**EXERCISE DIRECTIONS**
Identify the lines that contain the word "full" and copy each one.

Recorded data
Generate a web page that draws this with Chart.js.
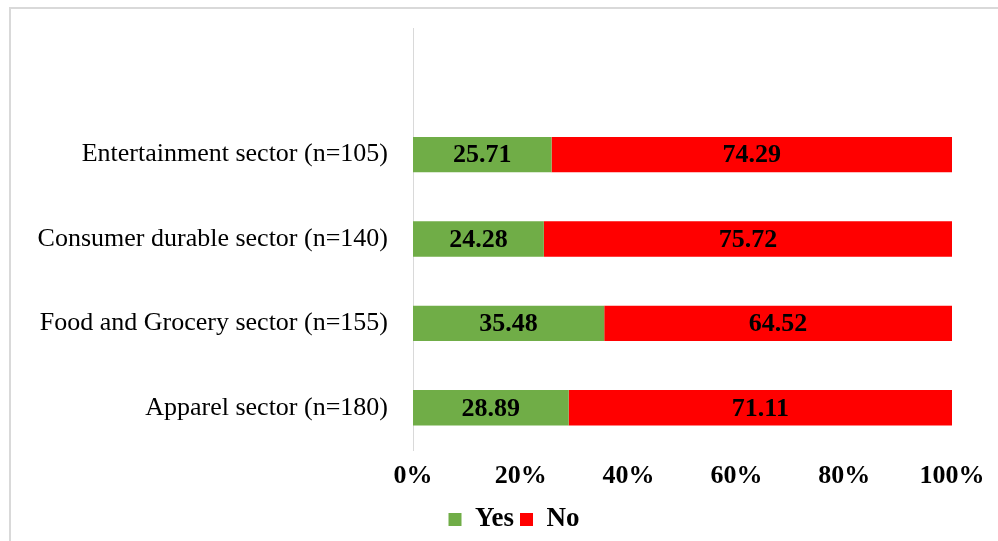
<!DOCTYPE html>
<html>
<head>
<meta charset="utf-8">
<script src="https://cdn.jsdelivr.net/npm/chart.js@4.4.0/dist/chart.umd.min.js"></script>
<style>
  html, body { margin: 0; padding: 0; background: #fff; }
  #wrap { position: relative; width: 998px; height: 541px; overflow: hidden; }
  #frame { position: absolute; left: 9px; top: 7px; width: 1000px; height: 600px;
           border-left: 2px solid #d9d9d9; border-top: 2px solid #d9d9d9; }
  canvas { position: absolute; left: 0; top: 0; }
</style>
</head>
<body>
<div id="wrap">
  <div id="frame"></div>
  <canvas id="c" width="998" height="541"></canvas>
</div>
<script>
const categories = ["", "Entertainment sector (n=105)", "Consumer durable sector (n=140)", "Food and Grocery sector (n=155)", "Apparel sector (n=180)"];
const yesValues = [null, 25.71, 24.28, 35.48, 28.89];
const noValues = [null, 74.29, 75.72, 64.52, 71.11];
const xTicks = ["0%", "20%", "40%", "60%", "80%", "100%"];

const SERIF = "'Liberation Serif', 'Times New Roman', serif";

const valueLabels = {
  id: 'valueLabels',
  afterDatasetsDraw(chart) {
    const ctx = chart.ctx;
    ctx.save();
    ctx.font = "bold 26px " + SERIF;
    ctx.fillStyle = "#000";
    ctx.textAlign = "center";
    ctx.textBaseline = "middle";
    chart.data.datasets.forEach((ds, di) => {
      const meta = chart.getDatasetMeta(di);
      meta.data.forEach((el, i) => {
        const v = ds.data[i];
        if (v === null || v === undefined) return;
        const cx = (el.x + el.base) / 2;
        ctx.fillText(v.toFixed(2), cx, el.y + 1);
      });
    });
    ctx.restore();
  }
};

const legendShift = {
  id: 'legendShift',
  afterLayout(chart) {
    if (chart.legend) {
      chart.legend.left += 38; chart.legend.right += 38;
      chart.legend.top += 2; chart.legend.bottom += 2;
    }
  }
};

new Chart(document.getElementById('c'), {
  type: 'bar',
  data: {
    labels: categories,
    datasets: [
      { label: 'Yes', data: yesValues, backgroundColor: '#70AD47', barPercentage: 0.42, categoryPercentage: 1 },
      { label: 'No', data: noValues, backgroundColor: '#FF0000', barPercentage: 0.42, categoryPercentage: 1 }
    ]
  },
  options: {
    indexAxis: 'y',
    responsive: false,
    animation: false,
    layout: { padding: { left: 0, right: 46, top: 28, bottom: 0 } },
    scales: {
      x: {
        stacked: true,
        min: 0, max: 100,
        ticks: {
          stepSize: 20,
          callback: (v, i) => xTicks[i],
          color: '#000',
          font: { family: SERIF, size: 26, weight: 'bold' },
          padding: 3
        },
        grid: { display: false },
        border: { display: false },
        afterFit: s => { s.height = 48; }
      },
      y: {
        stacked: true,
        ticks: {
          color: '#000',
          font: { family: SERIF, size: 26 },
          padding: 17
        },
        grid: { display: false },
        border: { display: true, color: '#d9d9d9', width: 1 },
        afterFit: s => { s.width = 413; s.paddingTop = 0; s.paddingBottom = 0; }
      }
    },
    plugins: {
      legend: {
        position: 'bottom',
        labels: {
          color: '#000',
          boxWidth: 13, boxHeight: 13,
          font: { family: SERIF, size: 27, weight: 'bold' },
          padding: 6
        }
      },
      tooltip: { enabled: false }
    }
  },
  plugins: [valueLabels, legendShift]
});
</script>
</body>
</html>
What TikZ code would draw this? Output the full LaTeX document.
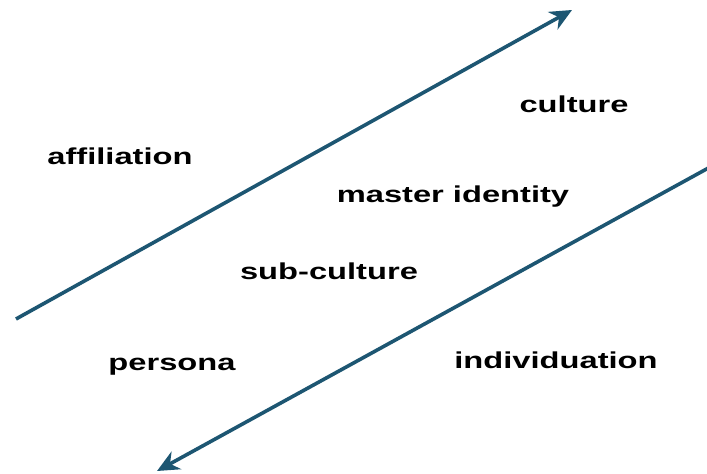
\documentclass[tikz,border=0pt]{standalone}
\usepackage{fontspec}
\setmainfont{Liberation Sans}
\usepackage{xcolor}
\usetikzlibrary{arrows.meta}
\definecolor{axisblue}{HTML}{1D5672}

\begin{document}
\begin{tikzpicture}[x=1pt,y=-1pt,
  lbl/.style={anchor=base,inner sep=0pt,font=\bfseries\fontsize{23}{27}\selectfont,xscale=1.42,transform shape},
  axis/.style={draw=axisblue,line width=3.6pt,-{Stealth[length=22pt,width=20pt]}}]
\useasboundingbox (0,0) rectangle (707,474);
\coordinate (affA) at (16,319);
\coordinate (affB) at (572,10);
\coordinate (indA) at (712,166);
\coordinate (indB) at (157,471);
\draw [axis] (affA) -- (affB) ;
\draw [axis] (indA) -- (indB) ;
%Text
\node [lbl] (affiliation) at (120,164) {affiliation};
\node [lbl] (culture) at (574,112) {culture};
\node [lbl] (master) at (453,202) {master identity};
\node [lbl] (subculture) at (329,279) {sub-culture};
\node [lbl] (persona) at (172,370) {persona};
\node [lbl] (individuation) at (556,368) {individuation};
\end{tikzpicture}
\end{document}
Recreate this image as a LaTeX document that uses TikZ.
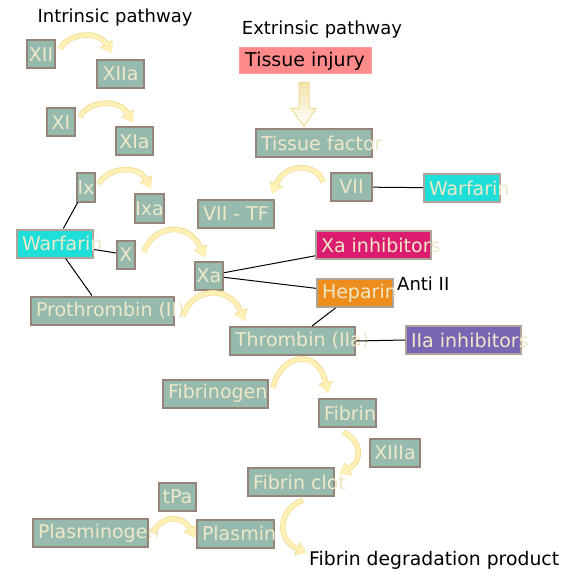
\documentclass[tikz,border=0pt]{standalone}
\usepackage{fontspec}
\setmainfont{DejaVu Sans}
\usepackage{xcolor}
\usepackage{tikz}
\usetikzlibrary{arrows.meta, calc}

\definecolor{boxfill}{RGB}{150,186,174}
\definecolor{boxedge}{RGB}{150,132,120}
\definecolor{boxtext}{RGB}{238,232,200}
\definecolor{warfcol}{RGB}{30,222,218}
\definecolor{xacol}{RGB}{220,28,112}
\definecolor{hepcol}{RGB}{238,140,28}
\definecolor{iiacol}{RGB}{120,102,180}
\definecolor{injcol}{RGB}{255,138,138}
\definecolor{flowfill}{RGB}{255,240,182}
\definecolor{flowedge}{RGB}{240,220,150}

% text that starts at the left and may run past the box
\newcommand{\spill}[2]{\makebox[#1pt][l]{\hspace{5pt}#2}}

\begin{document}
\begin{tikzpicture}[
  x=1pt, y=-1pt,
  box/.style   = {draw=boxedge, line width=2pt, fill=boxfill, text=boxtext,
                  minimum height=28pt, inner sep=0pt,
                  font=\fontsize{19}{22}\selectfont},
  drug/.style  = {box, draw=boxedge!75},
  title/.style = {inner sep=0pt, font=\fontsize{18}{22}\selectfont},
  link/.style  = {draw=black, line width=1pt},
  flow/.style  = {draw=flowfill, line width=4pt, -{Triangle[width=12pt,length=10pt]},
                  preaction={draw=flowedge, line width=5.5pt,
                             -{Triangle[width=14pt,length=11pt]}}}
]
\useasboundingbox (0,0) rectangle (564,585);

% ── Titles ───────────────────────────────────────────────────────────────────
\node[title, anchor=base] (intr) at (115,23) {Intrinsic pathway};
\node[title, anchor=base] (extr) at (322,35) {Extrinsic pathway};

% ── Intrinsic pathway ────────────────────────────────────────────────────────
\node[box, minimum width=28pt] (xii)  at (41,54.5)   {XII};
\node[box, minimum width=47pt] (xiia) at (120.5,74)  {XIIa};
\node[box, minimum width=28pt] (xi)   at (61,122.5)  {XI};
\node[box, minimum width=37pt] (xia)  at (134.5,141.5) {XIa};
\node[box, minimum width=18pt] (ix)   at (86,187.5)  {Ix};
\node[box, minimum width=27pt] (ixa)  at (149.5,208.5) {Ixa};
\node[drug, fill=warfcol] (warfl) at (55,243.5) {\spill{76}{Warfarin}};
\node[box, minimum width=18pt] (x)    at (126,254.5) {X};
\node[box] (pro) at (102.5,310.5) {\spill{143}{Prothrombin (II)}};

% ── Extrinsic pathway ────────────────────────────────────────────────────────
\node[box, draw=injcol!85!white, line width=1pt, fill=injcol, text=black,
      minimum width=132pt, minimum height=26pt] (inj) at (305,61) {Tissue injury};
\node[box] (tf) at (314,143.5) {\spill{116}{Tissue factor}};
\node[box, minimum width=41pt] (vii)  at (351.5,187) {VII};
\node[drug, fill=warfcol] (warfr) at (462,188) {\spill{76}{Warfarin}};
\node[box, minimum width=76pt] (viitf) at (236,214) {VII - TF};

% ── Common pathway ───────────────────────────────────────────────────────────
\node[box, minimum width=28pt] (xa) at (209,275.5) {Xa};
\node[drug, fill=xacol]  (xainh)  at (373.5,245) {\spill{115}{Xa inhibitors}};
\node[drug, fill=hepcol] (hep)    at (355,293)   {\spill{76}{Heparin}};
\node[title, anchor=base west] (anti) at (397,290) {Anti II};
\node[box] (thr) at (292.5,341) {\spill{125}{Thrombin (IIa)}};
\node[drug, fill=iiacol] (iiainh) at (463.5,340) {\spill{115}{IIa inhibitors}};
\node[box] (fibg) at (215.5,393.5) {\spill{105}{Fibrinogen}};
\node[box] (fib)  at (347.5,413)   {\spill{57}{Fibrin}};
\node[box, minimum width=50pt] (xiiia) at (395,453) {XIIIa};
\node[box] (clot) at (291,482) {\spill{86}{Fibrin clot}};

% ── Fibrinolysis ─────────────────────────────────────────────────────────────
\node[box, minimum width=37pt] (tpa) at (177.5,497) {tPa};
\node[box] (plg) at (90.5,533)  {\spill{115}{Plasminogen}};
\node[box] (plm) at (235.5,533.5) {\spill{77}{Plasmin}};
\node[title, anchor=base west, font=\fontsize{18.8}{22}\selectfont]
  (fdp) at (309,565) {Fibrin degradation product};

% ── Inhibitor links ──────────────────────────────────────────────────────────
\draw[link] (ix) -- (warfl);
\draw[link] (warfl) -- (x);
\draw[link] (warfl) -- (pro);
\draw[link] (vii) -- (warfr);
\draw[link] (xa) -- (xainh);
\draw[link] (xa) -- (hep);
\draw[link] (hep) -- (thr);
\draw[link] (thr.east) -- (iiainh.west);

% ── Activation arrows ────────────────────────────────────────────────────────
\draw[flow] ($(xii.east)+(4,-5.5)$) .. controls +(8,-16) and +(-14,-23) .. ($(xiia.north)+(-8.5,-6)$);
\draw[flow] ($(xi.east)+(4,-5.5)$) .. controls +(8,-16) and +(-15,-25) .. ($(xia.north)+(-1.5,-4)$);
\draw[flow] ($(ix.east)+(3,-3.5)$) .. controls +(8,-16) and +(-14,-25) .. ($(ixa.north)+(1.5,-5)$);
\draw[flow] ($(x.east)+(8,-2.5)$) .. controls +(8,-26) and +(-17,-38) .. ($(xa.north)+(-4,-3)$);
\draw[flow] ($(pro.east)+(8,5.5)$) .. controls +(8,-28) and +(-16,-37) .. ($(thr.north west)+(16,-5)$);
\draw[flow] ($(vii.west)+(-7,-5)$) .. controls +(-5.5,-18) and +(14,-33) .. ($(viitf.north east)+(-3,-5)$);
\draw[flow] ($(fibg.east)+(4,-5.5)$) .. controls +(6,-32) and +(-11,-48) .. ($(fib.north west)+(10,-5)$);
\draw[flow] ($(fib.south)+(-4.5,4)$) .. controls +(19,9) and +(24,-13) .. ($(clot.north east)+(4,7)$);
\draw[flow] ($(plg.east)+(4,0)$) .. controls +(6,-15) and +(-14,-26) .. ($(plm.west)+(-1,4.5)$);
\draw[flow] ($(clot.south)+(12,3)$) .. controls +(-27,11) and +(-29,-12) .. ($(fdp.west)+(-2,-7)$);

% ── Injury arrow ─────────────────────────────────────────────────────────────
\draw[flowedge, line width=1pt, top color=flowedge!80, bottom color=white]
  ($(inj.south)+(-6,8)$) -- ++(10,0) -- ++(0,26) -- ++(7,0) -- ++(-12,18)
  -- ++(-13,-18) -- ++(8,0) -- cycle;

\end{tikzpicture}
\end{document}
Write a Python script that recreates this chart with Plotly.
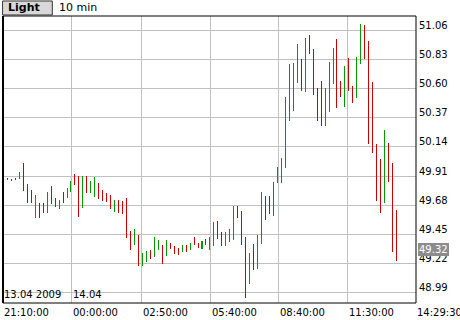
import plotly.graph_objects as go

# ---- data ----
highs = [49.947, 49.892, 49.886, 49.892, 49.939, 50.010, 49.847, 49.797, 49.758, 49.695,
         49.695, 49.781, 49.829, 49.734, 49.718, 49.781, 49.813, 49.868, 49.923, 49.908,
         49.908, 49.908, 49.868, 49.900, 49.852, 49.797, 49.773, 49.758, 49.718, 49.718,
         49.710, 49.734, 49.474, 49.489, 49.442, 49.300, 49.316, 49.324, 49.426, 49.402,
         49.363, 49.402, 49.379, 49.355, 49.339, 49.363, 49.363, 49.379, 49.426, 49.379,
         49.395, 49.410, 49.426, 49.545, 49.552, 49.466, 49.466, 49.489, 49.671, 49.671,
         49.631, 49.426, 49.300, 49.371, 49.442, 49.781, 49.750, 49.750, 49.860, 49.979,
         50.050, 50.531, 50.792, 50.800, 50.957, 50.831, 50.997, 51.028, 50.910, 50.602,
         50.665, 50.602, 50.815, 50.918, 50.989, 50.665, 50.776, 50.839, 50.618, 50.847,
         51.115, 51.100, 50.981, 50.657, 50.160, 50.042, 50.271, 50.168, 50.010, 49.639]
lows = [49.884, 49.876, 49.876, 49.876, 49.884, 49.789, 49.695, 49.695, 49.576, 49.576,
        49.616, 49.616, 49.687, 49.663, 49.647, 49.695, 49.734, 49.781, 49.839, 49.584,
        49.655, 49.773, 49.773, 49.742, 49.726, 49.710, 49.702, 49.647, 49.624, 49.616,
        49.608, 49.418, 49.324, 49.363, 49.197, 49.197, 49.229, 49.253, 49.268, 49.324,
        49.213, 49.276, 49.331, 49.292, 49.284, 49.308, 49.308, 49.324, 49.363, 49.339,
        49.331, 49.363, 49.324, 49.355, 49.410, 49.355, 49.355, 49.387, 49.402, 49.576,
        49.363, 48.945, 49.055, 49.166, 49.174, 49.371, 49.560, 49.608, 49.592, 49.852,
        49.852, 49.971, 50.342, 50.421, 50.642, 50.579, 50.571, 50.878, 50.547, 50.342,
        50.302, 50.302, 50.413, 50.634, 50.444, 50.531, 50.452, 50.579, 50.484, 50.523,
        50.792, 50.831, 50.160, 50.089, 49.710, 49.616, 49.695, 49.860, 49.308, 49.237]
# u = rising bar (green), d = falling bar (red)
direction = list("ddddudddud" "dudduduudd" "uduuddddud" "ddduduuduu" "dudddududd"
                 "uduudduuud" "dduduudduu" "uuuuududdd" "duuudduddu" "uddddduddd")
last_close = 49.32
y_ticks = [51.06, 50.83, 50.60, 50.37, 50.14, 49.91, 49.68, 49.45, 49.22, 48.99]
x_labels = ["21:10:00", "00:00:00", "02:50:00", "05:40:00", "08:40:00", "11:30:00", "14:29:30"]
date_labels = ["13.04 2009", "14.04"]
assert len(highs) == len(lows) == len(direction) == 100

# ---- layout constants ----
X0, X1 = -0.126, 103.904
Y0, Y1 = 48.907, 51.1746
x_label_pos = [X0, 17.2, 34.76, 52.14, 69.27, 86.65, X1]
date_label_pos = [X0, 17.2]
UP, DOWN = "#009900", "#cc0000"
FONT = "DejaVu Sans"
BAR_W = 0.02 / 3.97   # hairline; plotly expands it to one full pixel

idx = list(range(len(highs)))
fig = go.Figure(go.Bar(
    x=idx, base=lows, y=[h - l for h, l in zip(highs, lows)], width=BAR_W,
    marker=dict(color=[UP if d == "u" else DOWN for d in direction], line=dict(width=0)),
    hoverinfo="skip", showlegend=False))

fig.update_xaxes(range=[X0, X1], tickvals=x_label_pos, showticklabels=False, ticks="",
                 showgrid=True, gridcolor="#c0c0c0", gridwidth=1, zeroline=False, showline=False)
fig.update_yaxes(range=[Y0, Y1], side="right", tickvals=y_ticks,
                 ticktext=[f"{v:.2f}" for v in y_ticks], ticks="",
                 showgrid=True, gridcolor="#c0c0c0", gridwidth=1, zeroline=False, showline=False,
                 ticklabelstandoff=2, ticklabelshift=-5,
                 tickfont=dict(family=FONT, size=10, color="black"))

shapes = [
    dict(type="rect", xref="paper", yref="paper", x0=0, x1=1, y0=0, y1=1,
         line=dict(color="black", width=1)),
    dict(type="line", xref="paper", yref="paper", x0=0, x1=0, y0=0, y1=1,
         line=dict(color="black", width=2)),
    dict(type="rect", xref="paper", yref="paper", x0=-0.001, x1=0.1194, y0=1.0035, y1=1.0523,
         fillcolor="#d8d8d8", line=dict(color="#333333", width=1)),
]

ann = []
for lab, pos in zip(x_labels, x_label_pos):
    ann.append(dict(text=lab, x=pos, xref="x", y=-0.0331, yref="paper", xanchor="left",
                    yanchor="middle", showarrow=False, xshift=-1,
                    font=dict(family=FONT, size=10, color="black")))
for lab, pos in zip(date_labels, date_label_pos):
    ann.append(dict(text=lab, x=pos, xref="x", y=0.0296, yref="paper", xanchor="left",
                    yanchor="middle", showarrow=False, xshift=-1,
                    font=dict(family=FONT, size=10, color="black")))
ann.append(dict(text=f"{last_close:.2f}", x=1, xref="paper", y=last_close, yref="y",
                xanchor="left", yanchor="middle", showarrow=False, xshift=2, yshift=1,
                bgcolor="#8c8c8c", borderpad=1, borderwidth=0,
                font=dict(family=FONT, size=10, color="white")))
ann.append(dict(text="<b>Light</b>", x=0.0073, xref="paper", y=1.0279, yref="paper",
                xanchor="left", yanchor="middle", showarrow=False,
                font=dict(family=FONT, size=11, color="black")))
ann.append(dict(text="10 min", x=0.1308, xref="paper", y=1.0279, yref="paper",
                xanchor="left", yanchor="middle", showarrow=False,
                font=dict(family=FONT, size=11, color="black")))

fig.update_layout(width=460, height=320, margin=dict(l=3, r=44, t=16, b=17),
                  paper_bgcolor="white", plot_bgcolor="white", bargap=0,
                  shapes=shapes, annotations=ann, showlegend=False)
fig.write_html("out.html")
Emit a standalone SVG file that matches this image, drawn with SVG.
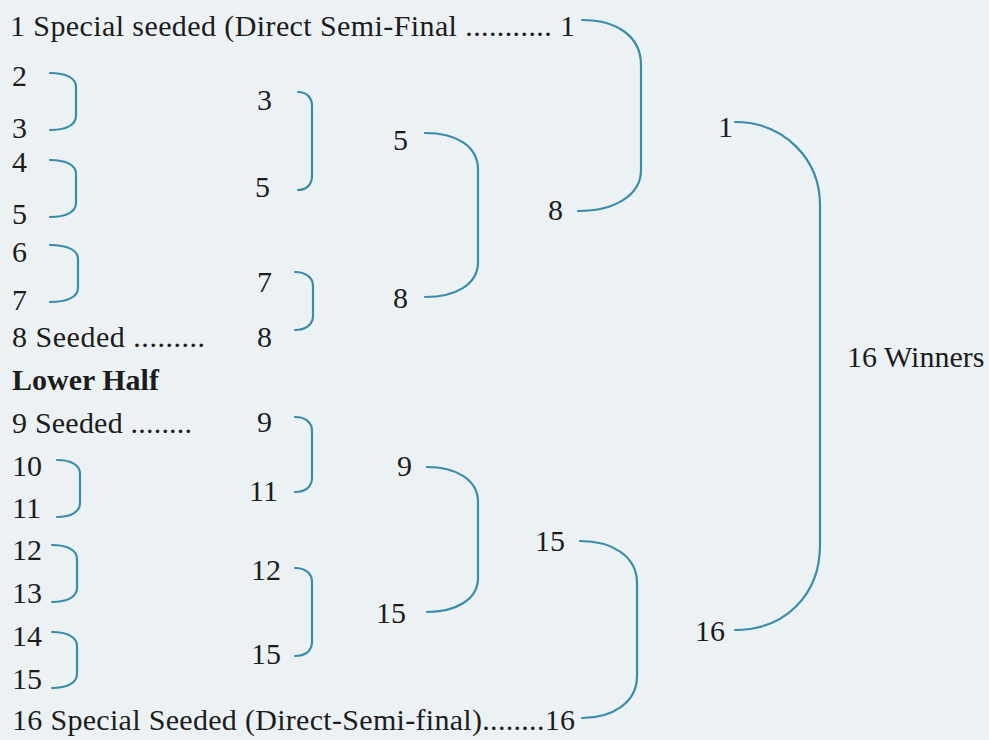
<svg xmlns="http://www.w3.org/2000/svg" width="989" height="740" viewBox="0 0 989 740">
<style>
text{font-family:"Liberation Serif","DejaVu Serif",serif;font-size:30px;fill:#1c1c1c}
.b{font-weight:bold}
.c path{fill:none;stroke:#3a8da8;stroke-width:2.2;stroke-linecap:round}
</style>
<rect width="989" height="740" fill="#ecf2f4"/>
<g id="round1">
<text x="10" y="36" textLength="565" lengthAdjust="spacing">1 Special seeded (Direct Semi-Final ........... 1</text>
<text x="12" y="86">2</text>
<text x="12" y="138">3</text>
<text x="12" y="172">4</text>
<text x="12" y="224">5</text>
<text x="12" y="262">6</text>
<text x="12" y="310">7</text>
<text x="12" y="347" textLength="193" lengthAdjust="spacing">8 Seeded .........</text>
<text x="12" y="390" class="b">Lower Half</text>
<text x="12" y="433" textLength="180" lengthAdjust="spacing">9 Seeded ........</text>
<text x="12" y="476">10</text>
<text x="12" y="518">11</text>
<text x="12" y="560">12</text>
<text x="12" y="603">13</text>
<text x="12" y="646">14</text>
<text x="12" y="689">15</text>
<text x="12" y="730" textLength="563" lengthAdjust="spacing">16 Special Seeded (Direct-Semi-final)........16</text>
</g>
<g id="round2">
<text x="257" y="110">3</text>
<text x="255" y="197">5</text>
<text x="257" y="292">7</text>
<text x="257" y="347">8</text>
<text x="257" y="432">9</text>
<text x="249" y="501">11</text>
<text x="251" y="580">12</text>
<text x="251" y="664">15</text>
</g>
<g id="round3">
<text x="393" y="150">5</text>
<text x="393" y="308">8</text>
<text x="397" y="476">9</text>
<text x="376" y="623">15</text>
</g>
<g id="round4">
<text x="548" y="220">8</text>
<text x="535" y="551">15</text>
</g>
<g id="round5">
<text x="718" y="137">1</text>
<text x="695" y="641">16</text>
</g>
<g id="winners">
<text x="847" y="367">16 Winners</text>
</g>
<g id="connectors" class="c">
<path d="M50 73 C66 73 76 78 76 87 V116 C76 125 66 130 50 130"/>
<path d="M50 160 C66 160 76 165 76 174 V203 C76 212 66 217 50 217"/>
<path d="M50 245 C67 245 78 250 78 259 V288 C78 297 67 302 50 302"/>
<path d="M57 460 C71 460 80 465 80 474 V503 C80 512 71 517 57 517"/>
<path d="M52 545 C67 545 77 550 77 559 V588 C77 597 67 602 52 602"/>
<path d="M52 632 C67 632 77 637 77 646 V674 C77 683 67 688 52 688"/>
<path d="M298 92 C306 92 312 97 312 106 V176 C312 185 306 190 298 190"/>
<path d="M295 272 C305 272 313 277 313 286 V316 C313 325 305 330 295 330"/>
<path d="M295 417 C305 417 312 422 312 431 V478 C312 487 305 492 295 492"/>
<path d="M295 568 C305 568 312 573 312 582 V642 C312 651 305 656 295 656"/>
<path d="M425 133 C455 133 478 145 478 170 V262 C478 285 455 297 425 297"/>
<path d="M427 467 C455 467 478 479 478 502 V578 C478 600 455 612 427 612"/>
<path d="M582 20 C615 20 641 35 641 65 V170 C641 195 615 211 578 211"/>
<path d="M580 541 C612 541 637 556 637 583 V676 C637 703 612 718 582 718"/>
<path d="M735 122 C785 122 820 160 820 205 V545 C820 595 785 630 735 630"/>
</g>
</svg>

**THE OUTPUT**
What TikZ code would draw this? Output the full LaTeX document.
BAR_W = 0.02 / 3.97   # hairline; plotly expands it to one full pixel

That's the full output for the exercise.